On Wednesday; I was standing off to the side waiting to get a round of randoori. The other students kept choosing other players. It feels a lot like being back in school, being the last kid to be chosen to join the team for the mandatory PE class exercise. When a team from the UK was here; their coach would yell to the visiting players to run onto the other players and bow them on if they weren't being chosen. I have started doing this; it works. I ran up to Varlam Liparteliani, a visiting judoka from Georgia; and bowed him on. He let me do the round with him. I'm not entirely sure what it is about judo that I love so much; but this has to be one part of it. I love that it is possible for me to train one on one with a European Judo Championship gold medalist. I went against him armed with an idea and the experience of having watched my favorite Jackie Chan movie twice.

Going against such a skilled player was a good opportunity to explore the justification behind my training goals. There is no throw that I know that he wouldn't have trained at least 10 times more than me. I cannot outrun him, I cannot outmaneuver him. My only chance against him would be if I derailed the thread of the round and took him to a place where his experience would not help him. If I try and play the game that he is employed to play, I will certainly lose. My only chance to succeed would be to make him play my game.
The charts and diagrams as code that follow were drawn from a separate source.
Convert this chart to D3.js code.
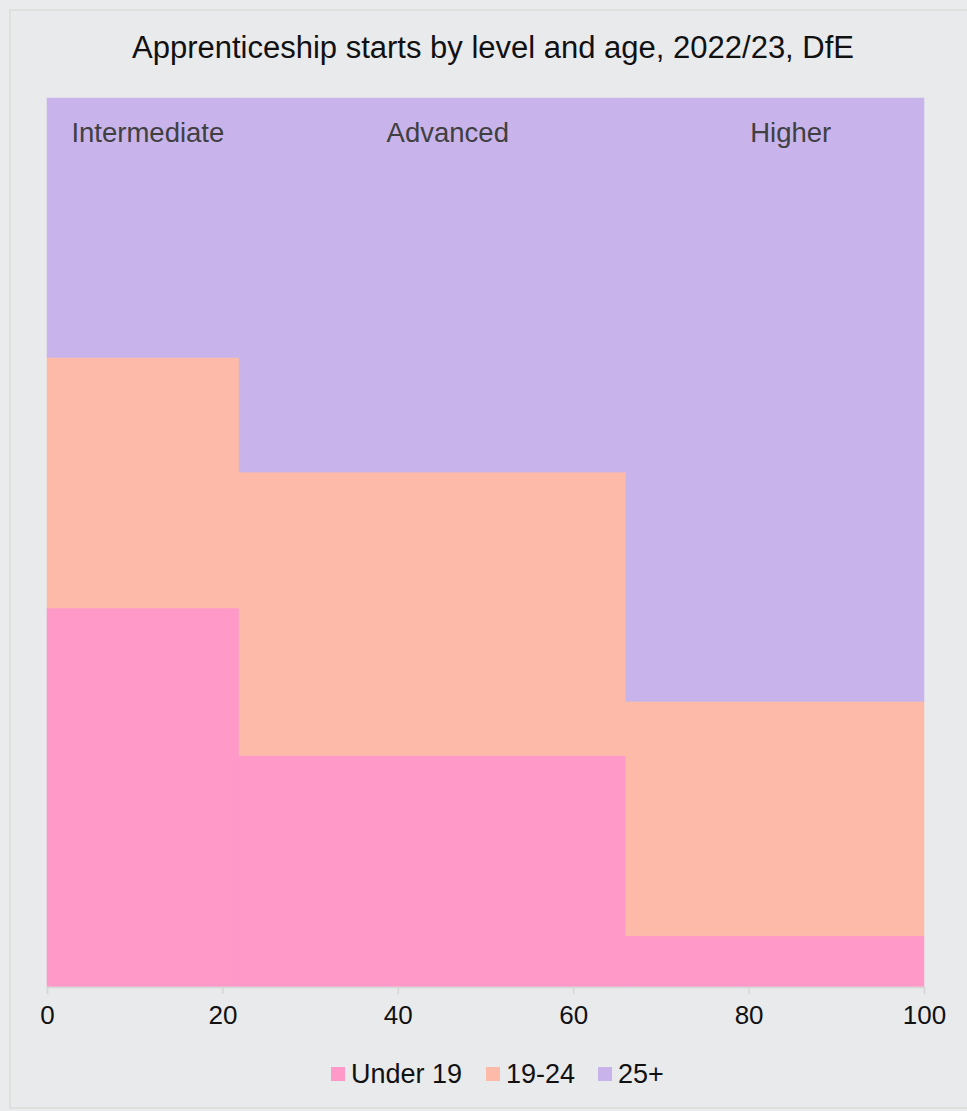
<!DOCTYPE html>
<html><head><meta charset="utf-8">
<script src="https://cdn.jsdelivr.net/npm/d3@7"></script>
<style>
html,body{margin:0;padding:0;background:#eaebec;}
svg{display:block;font-family:"Liberation Sans",Arial,sans-serif;}
</style></head>
<body><div id="chart"></div>
<script>
const levels = ["Intermediate", "Advanced", "Higher"];
const levelWidths = [21.9, 44.1, 34.0];           // share of all starts (%)
const ageGroups = ["Under 19", "19-24", "25+"];
const under19 = [42.6, 26.0, 5.7];
const age19to24 = [28.2, 31.9, 26.4];
const age25plus = [29.2, 42.1, 67.9];
const labelPos = [11.5, 45.7, 84.8];
const xTicks = [0, 20, 40, 60, 80, 100];
const colors = ["#ff99c8", "#fdbaa8", "#c8b4ea"];
const title = "Apprenticeship starts by level and age, 2022/23, DfE";

const W = 967, H = 1111;
const m = {left: 47, right: 43, top: 98, bottom: 125};
const svg = d3.select("#chart").append("svg").attr("width", W).attr("height", H);
svg.append("rect").attr("x", 10).attr("y", 10).attr("width", W).attr("height", 1098)
  .attr("fill", "#e9eaec").attr("stroke", "#dfe0de").attr("stroke-width", 2);

const x = d3.scaleLinear().domain([0, 100]).range([m.left, W - m.right]);
const y = d3.scaleLinear().domain([0, 100]).range([H - m.bottom + 0.5, m.top]);
const color = d3.scaleOrdinal().domain(ageGroups).range(colors);

const series = [under19, age19to24, age25plus];
let cum = 0;
const cols = levels.map((lv, i) => {
  const x0 = cum; cum += levelWidths[i];
  let base = 0;
  const segs = ageGroups.map((g, j) => {
    const s = {group: g, y0: base, y1: base + series[j][i]};
    base += series[j][i];
    return s;
  });
  segs[segs.length - 1].y1 = 100;
  return {level: lv, x0, x1: i === levels.length - 1 ? 100 : cum, segs};
});

const g = svg.append("g");
cols.forEach(c => {
  g.selectAll(null).data(c.segs).enter().append("rect")
    .attr("x", x(c.x0)).attr("width", x(c.x1) - x(c.x0))
    .attr("y", d => y(d.y1)).attr("height", d => y(d.y0) - y(d.y1))
    .attr("fill", d => color(d.group))
    .attr("stroke", d => color(d.group)).attr("stroke-width", 0.5);
});

svg.selectAll(".lvl").data(levels).enter().append("text")
  .attr("x", (d, i) => x(labelPos[i])).attr("y", 142)
  .attr("text-anchor", "middle").attr("font-size", 27.5).attr("fill", "#404040")
  .text(d => d);

const axis = d3.axisBottom(x).tickValues(xTicks).tickSize(7).tickPadding(12);
const ax = svg.append("g").attr("transform", `translate(0,${H - m.bottom + 1})`).call(axis);
ax.select(".domain").attr("stroke", "#d6d6d6").attr("stroke-width", 1.5);
ax.selectAll(".tick line").attr("stroke", "#d6d6d6").attr("stroke-width", 1.5);
ax.selectAll(".tick text").attr("font-size", 26).attr("fill", "#111")
  .attr("font-family", "Liberation Sans, Arial, sans-serif");

svg.append("text").attr("x", 493).attr("y", 58).attr("text-anchor", "middle")
  .attr("font-size", 31).attr("fill", "#111").text(title);

const legendX = [331, 486, 598];
const lg = svg.selectAll(".lg").data(ageGroups).enter().append("g")
  .attr("transform", (d, i) => `translate(${legendX[i]},1067)`);
lg.append("rect").attr("width", 14).attr("height", 14).attr("fill", d => color(d));
lg.append("text").attr("x", 20).attr("y", 16).attr("font-size", 27).attr("fill", "#111").text(d => d);
</script></body></html>
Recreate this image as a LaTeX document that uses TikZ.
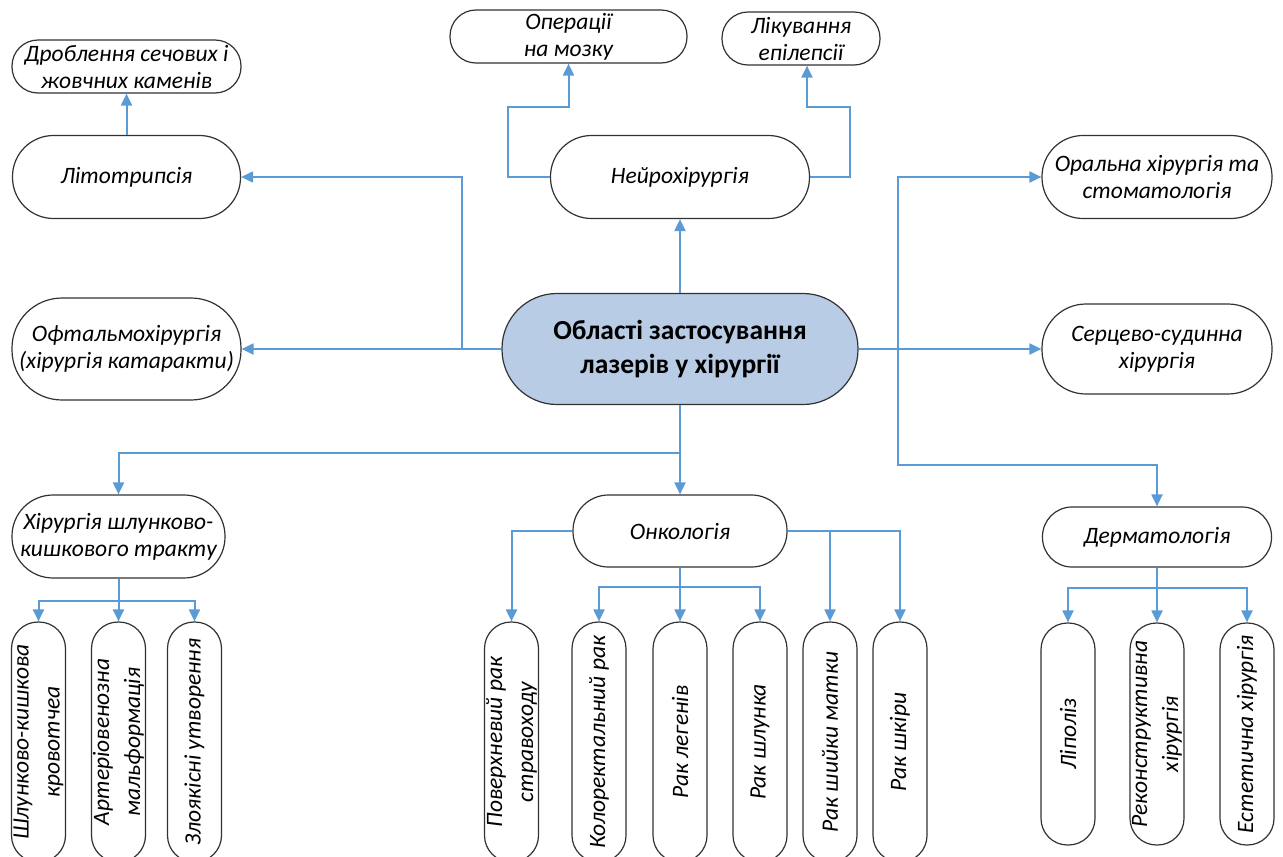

The round started; and I started staggering like a black out drunk. He had been watching me while I did this for a few weeks, and so he knew what it was. He smirked through his breathlessness. He was exhausted from many rounds of randoori with the heavy weight players.  I got the first grip; and started repetitively corpse whipping him. It was like the inverse of jigotai; I was deliberately throwing my balance into him to destabilize his stance. He had to move to avoid me; it was working. The corpse whipping itself wasn't all that difficult; but recovering my balance afterward required a lot of speed and maneuvering. I felt exhausted after a few minutes of this. Once my lungs started to shut down; my movements lagged; and he got the overhand grip on me. Once that happened; I was playing his game and had no chance of escaping his throws. He threw me maybe 3 or 4 times in some variant of hip throw.

We stood again; and I corpse whipped him; and moved into a deliberately sloppy seoinage. He stepped off it to his right to avoid it. As he did this; I let my momentum carry me behind him. I stuck my right foot behind his left foot and did some kind of sloppy yoko gake. I fell onto the ground before my momentum had actually traveled though my arms and into him. He had his back to the direction of the throw; and so I unbalanced and threw him. I'm still patting myself on the back over it. It was ugly as hell. I am not sure if he let me do it or not. But you don't get to throw a internationally famous athlete every day. We stood again and he continued to methodicaly wipe the mat with my back. After we finished; he said half to his coach; half to me, "he is strong".

I am not delusional; it is not possible for me to be half as strong as a judo athlete. But I think I am beginning to see how you can get strength, body weight and balance to cooperate with one another. If you can guide them into one unified force; it becomes more powerful than anything you can do with strength alone. It is not easy. But i think it is possible.

I am working on another variant of this technique; if I can get it to work I will call it "the back handed apology". I tried a grip breaking technique in randoori last night; I call it 'the crab hammer". It works but is too unsafe to use yet; but i think it has potential to develop into a good opening for sode tsukuri komi goshi. The yoga ball keeps giving me ideas; so I will keep using it. I want to see where it can take me.